Diferentemente da noção progressista, a postura equilibrada da relação entre fé e sociedade sustenta a relevância da experiência religiosa para as sociedades e não apenas limitada à vida dos indivíduos

Uma das implicações dessa concepção de dignidade é o posicionamento do jornal diante da questão do aborto, por exemplo. Por isso, a Gazeta do Povo é um dos raríssimos jornais brasileiros que declaram explicitamente sua posição contrária ao aborto. A posição é clara: “Dentre os seres humanos cuja dignidade é mais aviltada, o nascituro é o mais indefeso e inocente deles. É incapaz de fazer valer os seus direitos por si só, e por isso precisa de uma proteção ainda mais enfática da sociedade”. E o mais interessante é o reconhecimento de que essa posição não deriva de fundamentos religiosos, mas racionais: “a defesa da vida não é uma posição de cunho religioso; ela deriva das observações irrefutáveis da própria ciência, e da reflexão ético-filosófica”.

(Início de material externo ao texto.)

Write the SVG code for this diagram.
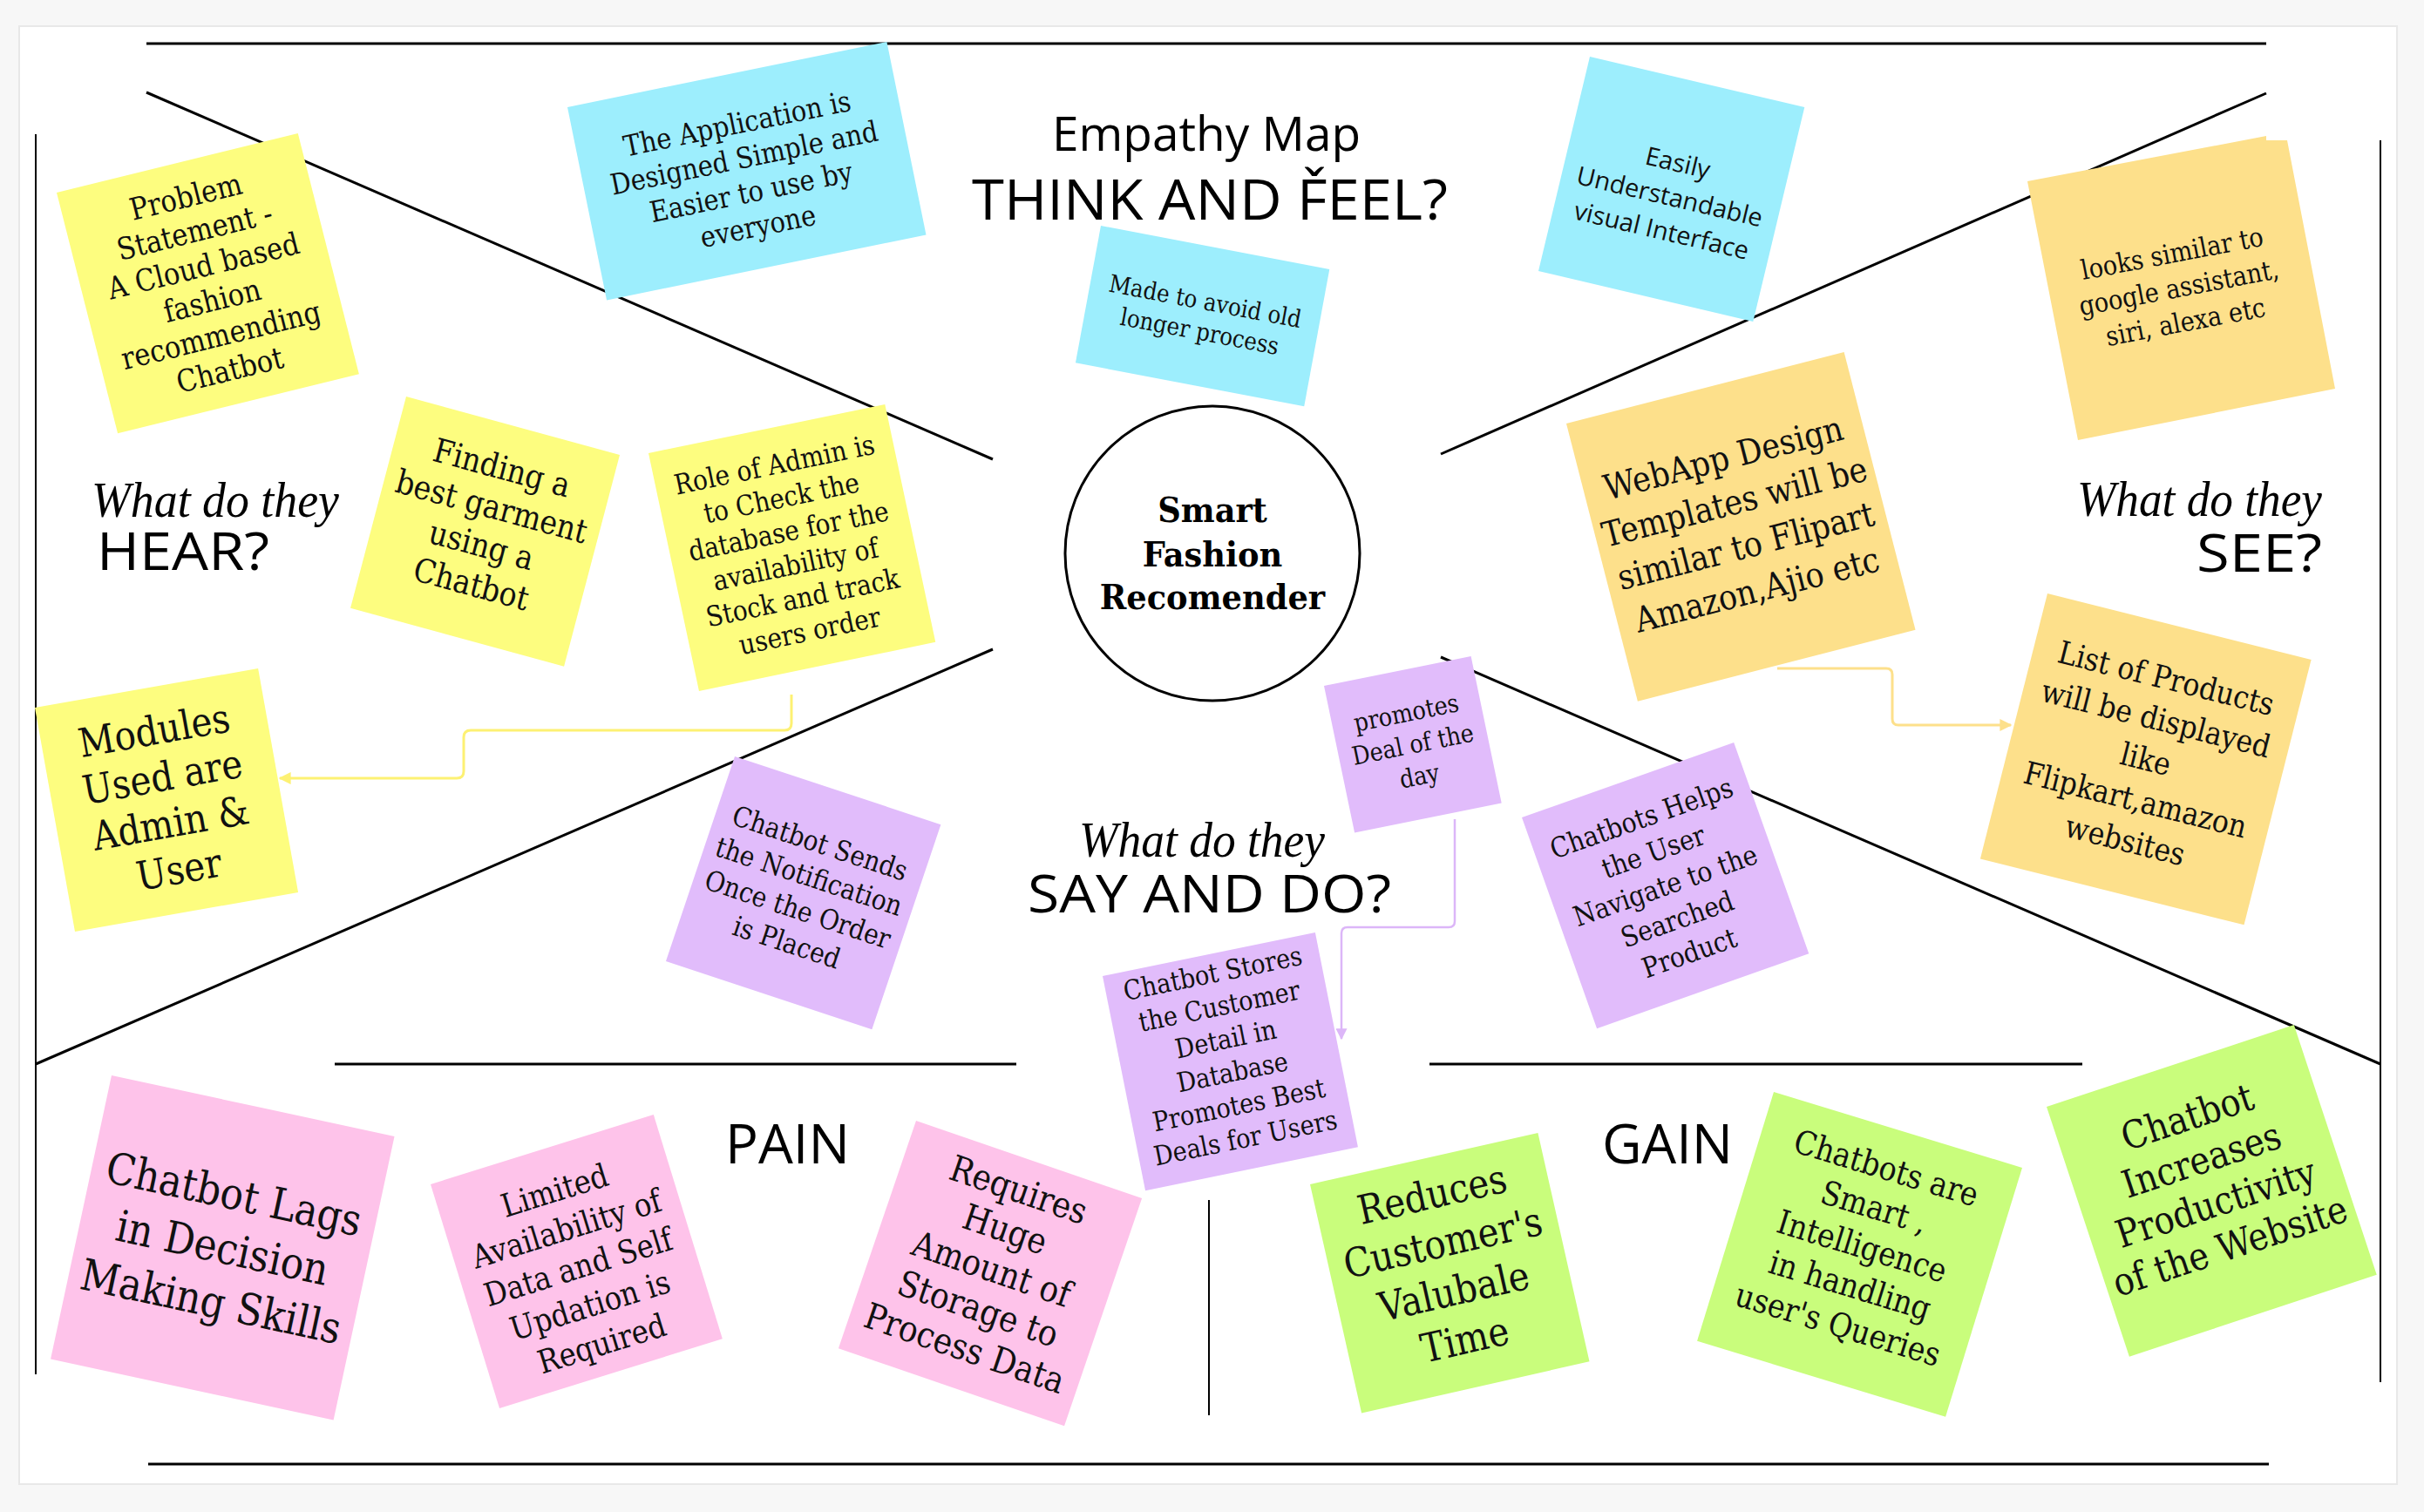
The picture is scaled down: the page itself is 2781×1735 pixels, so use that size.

E mesmo se fosse de cunho religioso, qual seria o problema? A defesa do Estado laico tem justamente esse propósito: garantir que o Estado não interfira no fenômeno religioso. Como se posiciona a Gazeta do Povo, “O Estado não deve privilegiar nem coibir determinada religião em suas políticas públicas – mas deve, sim, garantir a liberdade religiosa e de culto, inclusive público”. Em outras palavras, a religião não pode ser reduzida à dimensão da vida privada. É preciso ter a coragem de reconhecer a dimensão pública da fé.

Diferentemente da noção progressista, a postura equilibrada da relação entre fé e sociedade sustenta a relevância da experiência religiosa para as sociedades e não apenas limitada à vida dos indivíduos. A Gazeta do Povo, ao articular suas convicções sobre a dignidade humana e o Estado laico, desafia o imaginário progressista a pensar para além de uma democracia domesticada.